DATA PROVIDED:

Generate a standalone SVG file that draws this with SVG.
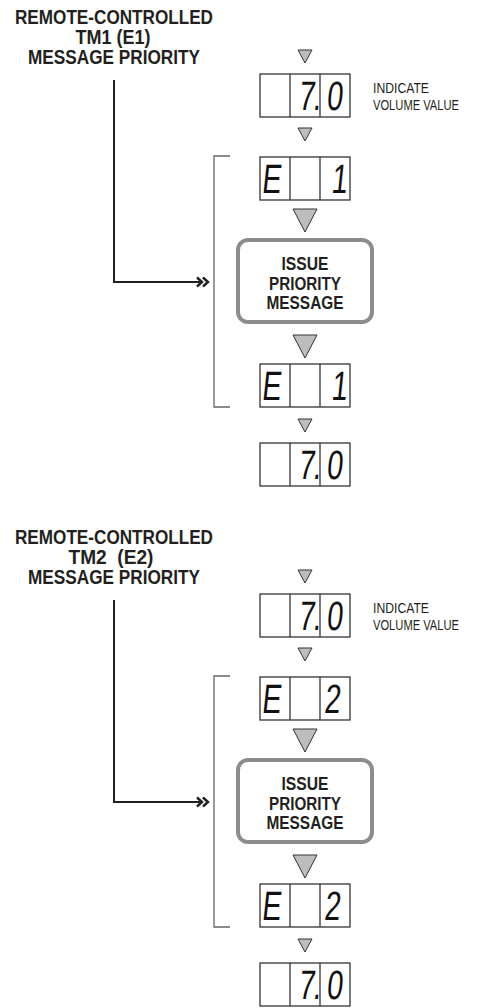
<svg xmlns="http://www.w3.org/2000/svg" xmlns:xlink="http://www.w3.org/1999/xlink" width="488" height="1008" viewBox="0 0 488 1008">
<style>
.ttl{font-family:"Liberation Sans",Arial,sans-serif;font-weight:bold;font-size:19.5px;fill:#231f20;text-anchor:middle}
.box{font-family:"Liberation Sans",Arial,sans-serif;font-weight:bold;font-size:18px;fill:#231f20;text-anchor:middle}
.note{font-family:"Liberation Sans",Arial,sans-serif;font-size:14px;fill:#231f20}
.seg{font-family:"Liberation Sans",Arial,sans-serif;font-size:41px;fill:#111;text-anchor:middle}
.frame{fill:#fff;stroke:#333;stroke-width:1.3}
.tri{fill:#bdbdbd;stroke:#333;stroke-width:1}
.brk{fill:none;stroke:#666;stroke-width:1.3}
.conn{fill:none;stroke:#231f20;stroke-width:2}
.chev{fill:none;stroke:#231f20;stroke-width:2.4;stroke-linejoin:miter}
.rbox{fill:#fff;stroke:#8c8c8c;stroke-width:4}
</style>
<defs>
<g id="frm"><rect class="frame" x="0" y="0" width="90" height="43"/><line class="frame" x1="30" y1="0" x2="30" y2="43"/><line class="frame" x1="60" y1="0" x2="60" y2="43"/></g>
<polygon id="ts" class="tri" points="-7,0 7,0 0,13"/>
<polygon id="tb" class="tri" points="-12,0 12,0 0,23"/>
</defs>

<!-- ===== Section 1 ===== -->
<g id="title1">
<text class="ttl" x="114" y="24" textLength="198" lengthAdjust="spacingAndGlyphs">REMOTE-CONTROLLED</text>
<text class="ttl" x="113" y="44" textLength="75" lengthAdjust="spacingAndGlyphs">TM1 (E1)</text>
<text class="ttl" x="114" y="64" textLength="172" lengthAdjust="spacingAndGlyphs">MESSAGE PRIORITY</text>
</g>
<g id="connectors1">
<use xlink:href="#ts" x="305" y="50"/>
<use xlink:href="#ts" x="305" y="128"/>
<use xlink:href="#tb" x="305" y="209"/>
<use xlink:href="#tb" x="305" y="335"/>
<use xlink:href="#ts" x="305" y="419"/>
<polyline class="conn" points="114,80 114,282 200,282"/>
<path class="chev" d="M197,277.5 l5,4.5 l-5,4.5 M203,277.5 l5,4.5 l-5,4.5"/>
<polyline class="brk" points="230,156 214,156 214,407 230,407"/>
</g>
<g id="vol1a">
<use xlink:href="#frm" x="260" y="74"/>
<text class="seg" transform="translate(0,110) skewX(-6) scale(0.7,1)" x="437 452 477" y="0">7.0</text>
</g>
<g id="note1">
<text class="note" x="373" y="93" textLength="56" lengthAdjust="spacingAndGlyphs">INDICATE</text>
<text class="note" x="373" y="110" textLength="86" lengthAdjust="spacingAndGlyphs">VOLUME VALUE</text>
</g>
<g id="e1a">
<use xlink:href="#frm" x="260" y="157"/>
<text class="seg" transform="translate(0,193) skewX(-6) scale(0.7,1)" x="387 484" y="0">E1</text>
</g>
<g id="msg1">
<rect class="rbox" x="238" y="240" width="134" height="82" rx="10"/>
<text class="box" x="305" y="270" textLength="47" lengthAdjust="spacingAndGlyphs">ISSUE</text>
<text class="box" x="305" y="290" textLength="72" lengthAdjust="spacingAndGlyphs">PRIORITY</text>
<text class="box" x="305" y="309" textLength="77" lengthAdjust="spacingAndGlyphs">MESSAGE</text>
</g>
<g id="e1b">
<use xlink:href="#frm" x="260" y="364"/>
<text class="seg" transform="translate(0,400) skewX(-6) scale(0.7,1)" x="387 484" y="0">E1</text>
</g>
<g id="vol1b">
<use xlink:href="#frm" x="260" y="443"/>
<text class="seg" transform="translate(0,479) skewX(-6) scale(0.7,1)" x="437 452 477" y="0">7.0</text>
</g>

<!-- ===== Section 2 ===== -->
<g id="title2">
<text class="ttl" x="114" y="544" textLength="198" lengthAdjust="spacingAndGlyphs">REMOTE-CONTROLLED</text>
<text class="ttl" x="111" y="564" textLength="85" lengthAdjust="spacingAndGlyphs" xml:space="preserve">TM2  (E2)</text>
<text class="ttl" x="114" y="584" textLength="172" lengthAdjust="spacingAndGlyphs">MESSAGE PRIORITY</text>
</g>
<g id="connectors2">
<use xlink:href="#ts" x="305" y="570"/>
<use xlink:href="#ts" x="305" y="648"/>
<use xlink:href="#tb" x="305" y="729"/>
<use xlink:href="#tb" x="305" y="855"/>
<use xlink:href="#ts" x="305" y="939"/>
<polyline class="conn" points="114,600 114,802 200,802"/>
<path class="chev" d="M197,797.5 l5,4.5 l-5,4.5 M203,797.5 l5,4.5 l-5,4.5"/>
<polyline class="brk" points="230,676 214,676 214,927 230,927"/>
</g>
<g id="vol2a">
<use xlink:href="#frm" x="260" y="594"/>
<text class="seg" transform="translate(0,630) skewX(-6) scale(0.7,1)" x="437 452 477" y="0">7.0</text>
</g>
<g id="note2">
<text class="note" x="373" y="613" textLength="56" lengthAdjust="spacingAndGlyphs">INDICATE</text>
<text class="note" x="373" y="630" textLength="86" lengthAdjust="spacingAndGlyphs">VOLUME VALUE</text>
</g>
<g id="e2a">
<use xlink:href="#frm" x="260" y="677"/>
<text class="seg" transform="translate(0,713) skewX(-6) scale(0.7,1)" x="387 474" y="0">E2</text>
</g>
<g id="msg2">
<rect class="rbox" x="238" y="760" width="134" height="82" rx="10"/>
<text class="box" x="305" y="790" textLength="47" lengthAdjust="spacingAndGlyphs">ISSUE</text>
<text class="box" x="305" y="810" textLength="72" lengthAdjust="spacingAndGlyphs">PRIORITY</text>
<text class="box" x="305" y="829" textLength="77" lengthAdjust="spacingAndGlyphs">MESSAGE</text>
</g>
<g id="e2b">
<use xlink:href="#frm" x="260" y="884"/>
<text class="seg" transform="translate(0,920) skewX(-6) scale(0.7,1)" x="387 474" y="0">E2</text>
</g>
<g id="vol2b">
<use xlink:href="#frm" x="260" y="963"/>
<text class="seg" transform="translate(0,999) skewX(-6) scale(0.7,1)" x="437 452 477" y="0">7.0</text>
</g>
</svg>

EXERCISE TASK: Copy the data character for character, but drop all pictures from the copy.

TASK RESULT:
Generate a standalone SVG file that draws this with SVG.
<svg xmlns="http://www.w3.org/2000/svg" xmlns:xlink="http://www.w3.org/1999/xlink" width="488" height="1008" viewBox="0 0 488 1008">
<style>
.ttl{font-family:"Liberation Sans",Arial,sans-serif;font-weight:bold;font-size:19.5px;fill:#231f20;text-anchor:middle}
.box{font-family:"Liberation Sans",Arial,sans-serif;font-weight:bold;font-size:18px;fill:#231f20;text-anchor:middle}
.note{font-family:"Liberation Sans",Arial,sans-serif;font-size:14px;fill:#231f20}
.seg{font-family:"Liberation Sans",Arial,sans-serif;font-size:41px;fill:#111;text-anchor:middle}
.frame{fill:#fff;stroke:#333;stroke-width:1.3}
.tri{fill:#bdbdbd;stroke:#333;stroke-width:1}
.brk{fill:none;stroke:#666;stroke-width:1.3}
.conn{fill:none;stroke:#231f20;stroke-width:2}
.chev{fill:none;stroke:#231f20;stroke-width:2.4;stroke-linejoin:miter}
.rbox{fill:#fff;stroke:#8c8c8c;stroke-width:4}
</style>
<defs>
<g id="frm"><rect class="frame" x="0" y="0" width="90" height="43"/><line class="frame" x1="30" y1="0" x2="30" y2="43"/><line class="frame" x1="60" y1="0" x2="60" y2="43"/></g>
<polygon id="ts" class="tri" points="-7,0 7,0 0,13"/>
<polygon id="tb" class="tri" points="-12,0 12,0 0,23"/>
</defs>

<!-- ===== Section 1 ===== -->
<g id="title1">
<text class="ttl" x="114" y="24" textLength="198" lengthAdjust="spacingAndGlyphs">REMOTE-CONTROLLED</text>
<text class="ttl" x="113" y="44" textLength="75" lengthAdjust="spacingAndGlyphs">TM1 (E1)</text>
<text class="ttl" x="114" y="64" textLength="172" lengthAdjust="spacingAndGlyphs">MESSAGE PRIORITY</text>
</g>
<g id="connectors1">
<use xlink:href="#ts" x="305" y="50"/>
<use xlink:href="#ts" x="305" y="128"/>
<use xlink:href="#tb" x="305" y="209"/>
<use xlink:href="#tb" x="305" y="335"/>
<use xlink:href="#ts" x="305" y="419"/>
<polyline class="conn" points="114,80 114,282 200,282"/>
<path class="chev" d="M197,277.5 l5,4.5 l-5,4.5 M203,277.5 l5,4.5 l-5,4.5"/>
<polyline class="brk" points="230,156 214,156 214,407 230,407"/>
</g>
<g id="vol1a">
<use xlink:href="#frm" x="260" y="74"/>
<text class="seg" transform="translate(0,110) skewX(-6) scale(0.7,1)" x="437 452 477" y="0">7.0</text>
</g>
<g id="note1">
<text class="note" x="373" y="93" textLength="56" lengthAdjust="spacingAndGlyphs">INDICATE</text>
<text class="note" x="373" y="110" textLength="86" lengthAdjust="spacingAndGlyphs">VOLUME VALUE</text>
</g>
<g id="e1a">
<use xlink:href="#frm" x="260" y="157"/>
<text class="seg" transform="translate(0,193) skewX(-6) scale(0.7,1)" x="387 484" y="0">E1</text>
</g>
<g id="msg1">
<rect class="rbox" x="238" y="240" width="134" height="82" rx="10"/>
<text class="box" x="305" y="270" textLength="47" lengthAdjust="spacingAndGlyphs">ISSUE</text>
<text class="box" x="305" y="290" textLength="72" lengthAdjust="spacingAndGlyphs">PRIORITY</text>
<text class="box" x="305" y="309" textLength="77" lengthAdjust="spacingAndGlyphs">MESSAGE</text>
</g>
<g id="e1b">
<use xlink:href="#frm" x="260" y="364"/>
<text class="seg" transform="translate(0,400) skewX(-6) scale(0.7,1)" x="387 484" y="0">E1</text>
</g>
<g id="vol1b">
<use xlink:href="#frm" x="260" y="443"/>
<text class="seg" transform="translate(0,479) skewX(-6) scale(0.7,1)" x="437 452 477" y="0">7.0</text>
</g>

<!-- ===== Section 2 ===== -->
<g id="title2">
<text class="ttl" x="114" y="544" textLength="198" lengthAdjust="spacingAndGlyphs">REMOTE-CONTROLLED</text>
<text class="ttl" x="111" y="564" textLength="85" lengthAdjust="spacingAndGlyphs" xml:space="preserve">TM2  (E2)</text>
<text class="ttl" x="114" y="584" textLength="172" lengthAdjust="spacingAndGlyphs">MESSAGE PRIORITY</text>
</g>
<g id="connectors2">
<use xlink:href="#ts" x="305" y="570"/>
<use xlink:href="#ts" x="305" y="648"/>
<use xlink:href="#tb" x="305" y="729"/>
<use xlink:href="#tb" x="305" y="855"/>
<use xlink:href="#ts" x="305" y="939"/>
<polyline class="conn" points="114,600 114,802 200,802"/>
<path class="chev" d="M197,797.5 l5,4.5 l-5,4.5 M203,797.5 l5,4.5 l-5,4.5"/>
<polyline class="brk" points="230,676 214,676 214,927 230,927"/>
</g>
<g id="vol2a">
<use xlink:href="#frm" x="260" y="594"/>
<text class="seg" transform="translate(0,630) skewX(-6) scale(0.7,1)" x="437 452 477" y="0">7.0</text>
</g>
<g id="note2">
<text class="note" x="373" y="613" textLength="56" lengthAdjust="spacingAndGlyphs">INDICATE</text>
<text class="note" x="373" y="630" textLength="86" lengthAdjust="spacingAndGlyphs">VOLUME VALUE</text>
</g>
<g id="e2a">
<use xlink:href="#frm" x="260" y="677"/>
<text class="seg" transform="translate(0,713) skewX(-6) scale(0.7,1)" x="387 474" y="0">E2</text>
</g>
<g id="msg2">
<rect class="rbox" x="238" y="760" width="134" height="82" rx="10"/>
<text class="box" x="305" y="790" textLength="47" lengthAdjust="spacingAndGlyphs">ISSUE</text>
<text class="box" x="305" y="810" textLength="72" lengthAdjust="spacingAndGlyphs">PRIORITY</text>
<text class="box" x="305" y="829" textLength="77" lengthAdjust="spacingAndGlyphs">MESSAGE</text>
</g>
<g id="e2b">
<use xlink:href="#frm" x="260" y="884"/>
<text class="seg" transform="translate(0,920) skewX(-6) scale(0.7,1)" x="387 474" y="0">E2</text>
</g>
<g id="vol2b">
<use xlink:href="#frm" x="260" y="963"/>
<text class="seg" transform="translate(0,999) skewX(-6) scale(0.7,1)" x="437 452 477" y="0">7.0</text>
</g>
</svg>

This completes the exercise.